Right now in the 21st century, it’s not just about who has the most properties, factories, or production facilities, although it certainly helps. Today it is all about who has the best information. Robert Kiyosaki said: “The players who get out of the Rat Race the quickest are the people who understand numbers and have creative financial minds.”

Who has the best information on the market? Who knows how to invest better? Who is more skilled in picking the right investment? And that’s the main reason why many can’t get ahead in life. They work just to spend, and they spend as much as they make, instead of investing part of their income to generate more money.

Most people think that getting rich is a matter of luck, like playing the lottery or winning the jackpot, but it isn’t. Instead of complaining and working for people that you hate, doing things that you dislike, and making money that doesn’t satisfy you, you should be acquiring timely information that you need in order to grow.

The best deals aren’t usually offered to newcomers. They’re often reserved for the rich. But the more sophisticated you get at the game, the more opportunities you’ll be presented with. So in conclusion, those were the 3 most important lessons that I think were some of the best lessons from the book “Rich Dad Poor Dad”. If you want to learn more, you should probably read the whole book, but those were the main points that you should really apply today.

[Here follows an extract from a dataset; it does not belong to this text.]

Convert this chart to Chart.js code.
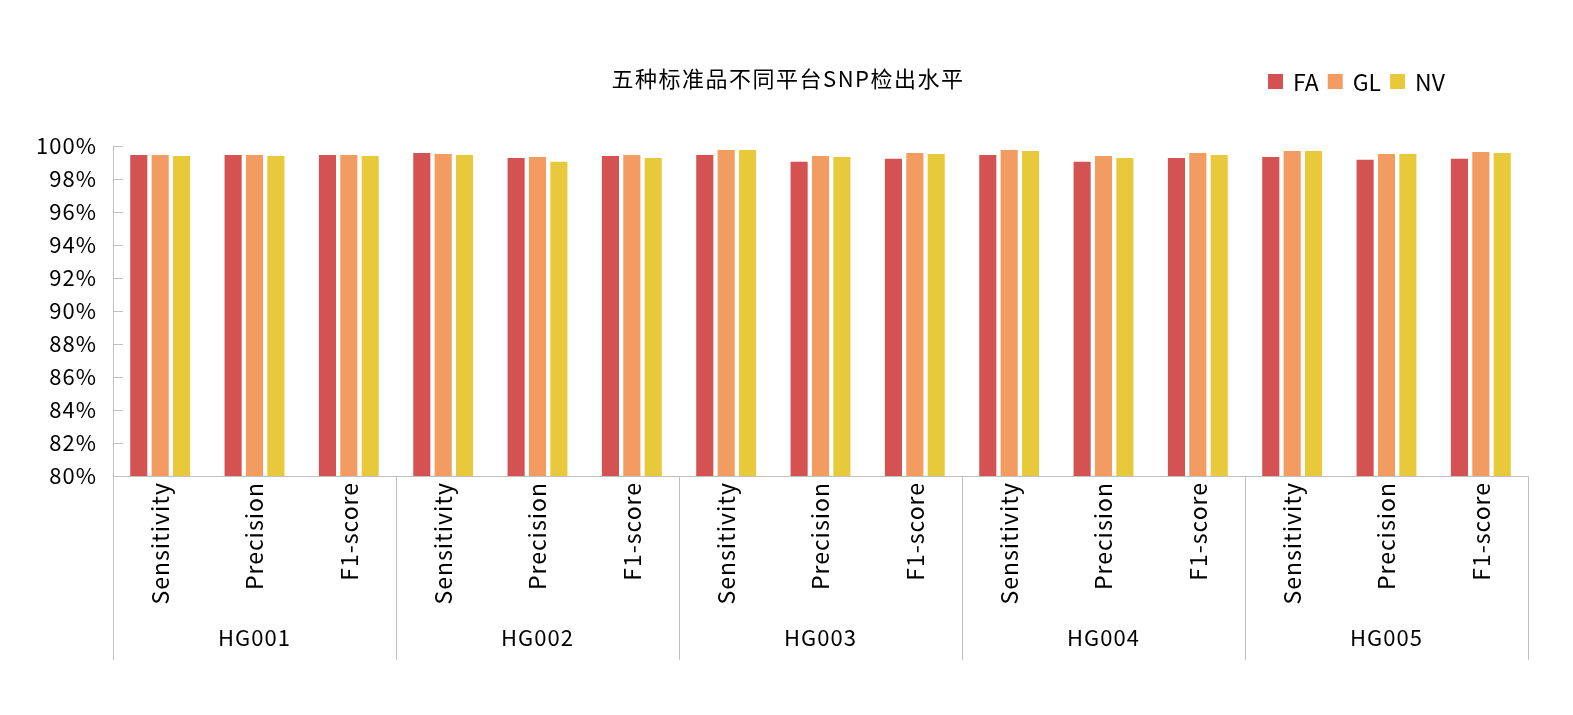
<!DOCTYPE html>
<html>
<head>
<meta charset="utf-8">
<script src="https://cdn.jsdelivr.net/npm/chart.js@4/dist/chart.umd.min.js"></script>
<style>
  body { margin: 0; background: #fff; }
  canvas { display: block; }
</style>
</head>
<body>
<canvas id="snp" width="1573" height="715"></canvas>
<script>
const chartTitle = '五种标准品不同平台SNP检出水平';
const groups = ['HG001', 'HG002', 'HG003', 'HG004', 'HG005'];
const metrics = ['Sensitivity', 'Precision', 'F1-score'];
const yTicks = [80, 82, 84, 86, 88, 90, 92, 94, 96, 98, 100];

// values in %, per group: Sensitivity, Precision, F1-score
const faValues = [99.46, 99.46, 99.46, 99.58, 99.28, 99.40, 99.46, 99.04, 99.22, 99.46, 99.04, 99.28, 99.34, 99.16, 99.22];
const glValues = [99.46, 99.46, 99.46, 99.52, 99.34, 99.46, 99.76, 99.40, 99.58, 99.76, 99.40, 99.58, 99.70, 99.52, 99.64];
const nvValues = [99.40, 99.40, 99.40, 99.46, 99.04, 99.28, 99.76, 99.34, 99.52, 99.70, 99.28, 99.46, 99.70, 99.52, 99.58];

const FONT = '"Noto Sans CJK SC", "Noto Sans", sans-serif';
const AXIS_COLOR = '#BFBFBF';

const labels = [];
groups.forEach(() => metrics.forEach(m => labels.push(m)));

// slightly spaced text like the original office chart
const spacing = {
  id: 'spacing',
  beforeLayout(chart) { chart.ctx.letterSpacing = '1px'; },
  beforeDraw(chart) { chart.ctx.letterSpacing = '1px'; }
};

// inward tick marks, group separators + labels, title, legend
const extras = {
  id: 'extras',
  afterDraw(chart) {
    const ctx = chart.ctx;
    const area = chart.chartArea;
    const x = chart.scales.x;
    const y = chart.scales.y;
    ctx.save();

    // y tick marks pointing into the plot
    ctx.strokeStyle = AXIS_COLOR;
    ctx.lineWidth = 1;
    yTicks.forEach(v => {
      const py = Math.round(y.getPixelForValue(v)) + 0.5;
      ctx.beginPath();
      ctx.moveTo(area.left, py);
      ctx.lineTo(area.left + 10, py);
      ctx.stroke();
    });

    // group separators
    const n = metrics.length;
    const bounds = [area.left];
    for (let g = 1; g < groups.length; g++) {
      bounds.push((x.getPixelForValue(g * n - 1) + x.getPixelForValue(g * n)) / 2);
    }
    bounds.push(area.right);
    bounds.forEach(bx => {
      const px = Math.round(bx) + 0.5;
      ctx.beginPath();
      ctx.moveTo(px, area.bottom);
      ctx.lineTo(px, 660);
      ctx.stroke();
    });

    // group labels
    ctx.fillStyle = '#000';
    ctx.font = '22px ' + FONT;
    ctx.letterSpacing = '1px';
    ctx.textAlign = 'center';
    ctx.textBaseline = 'middle';
    groups.forEach((name, g) => {
      const cx = (x.getPixelForValue(g * n) + x.getPixelForValue(g * n + n - 1)) / 2;
      ctx.fillText(name, cx, 638);
    });

    // title
    ctx.font = '22px ' + FONT;
    ctx.letterSpacing = '1.5px';
    ctx.fillText(chartTitle, 788, 79);

    // legend
    ctx.font = '23px ' + FONT;
    ctx.letterSpacing = '0px';
    ctx.textAlign = 'left';
    let lx = 1268;
    chart.data.datasets.forEach(ds => {
      ctx.fillStyle = ds.backgroundColor;
      ctx.fillRect(lx, 74, 15, 15);
      ctx.fillStyle = '#000';
      ctx.fillText(ds.label, lx + 25, 82);
      lx += 25 + ctx.measureText(ds.label).width + 9;
    });

    ctx.restore();
  }
};

new Chart('snp', {
  type: 'bar',
  data: {
    labels: labels,
    datasets: [
      { label: 'FA', data: faValues, backgroundColor: '#D45252' },
      { label: 'GL', data: glValues, backgroundColor: '#F29C62' },
      { label: 'NV', data: nvValues, backgroundColor: '#E8C93B' }
    ]
  },
  options: {
    responsive: false,
    animation: false,
    devicePixelRatio: 1,
    layout: { padding: { top: 146, right: 45, left: 0, bottom: 0 } },
    datasets: { bar: { categoryPercentage: 0.68, barPercentage: 0.8 } },
    plugins: {
      legend: { display: false },
      title: { display: false },
      tooltip: { enabled: false }
    },
    scales: {
      x: {
        grid: { display: false, drawTicks: false },
        border: { display: true, color: AXIS_COLOR, width: 1 },
        ticks: {
          autoSkip: false,
          minRotation: 90,
          maxRotation: 90,
          padding: 6,
          color: '#000',
          font: { family: FONT, size: 23 }
        },
        afterFit: s => { s.height = 239; }
      },
      y: {
        min: 80,
        max: 100,
        grid: { display: false, drawTicks: false },
        border: { display: true, color: AXIS_COLOR, width: 1 },
        afterBuildTicks: s => { s.ticks = yTicks.map(v => ({ value: v })); },
        ticks: {
          padding: 16,
          color: '#000',
          font: { family: FONT, size: 22 },
          callback: v => v + '%'
        },
        afterFit: s => { s.width = 113; }
      }
    }
  },
  plugins: [spacing, extras]
});
</script>
</body>
</html>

Growth is achieved with work and dedication, and if you don’t use your time wisely, you’ll run out of it. Invest your time in things that matter to you and that will improve your life today. The best growth strategy is to actually devote yourself to following the right path and steps, that is…

1. Gaining financial education, investing in your own knowledge, since timely information is the best asset that you can generate;

2. Having money work for you instead of working for money.

3. Create or buy businesses, then sell them in the period of a year after going public.

Remember that everything in life is risky, but this doesn’t mean that you should gamble your money and invest in assets you do not understand with people that you barely trust, like random brokers and bankers. You should take risks, but calculated risk. This means that you have to consider the odds of success, the pros and cons, the losses if everything does not go well, and a lot more.

Robert Kiyosaki said: “It’s not gambling if you know what you’re doing. It’s gambling if you’re just throwing money into a deal and praying.” And that’s it for today’s post. Have you already read the book, and if so, did you like it?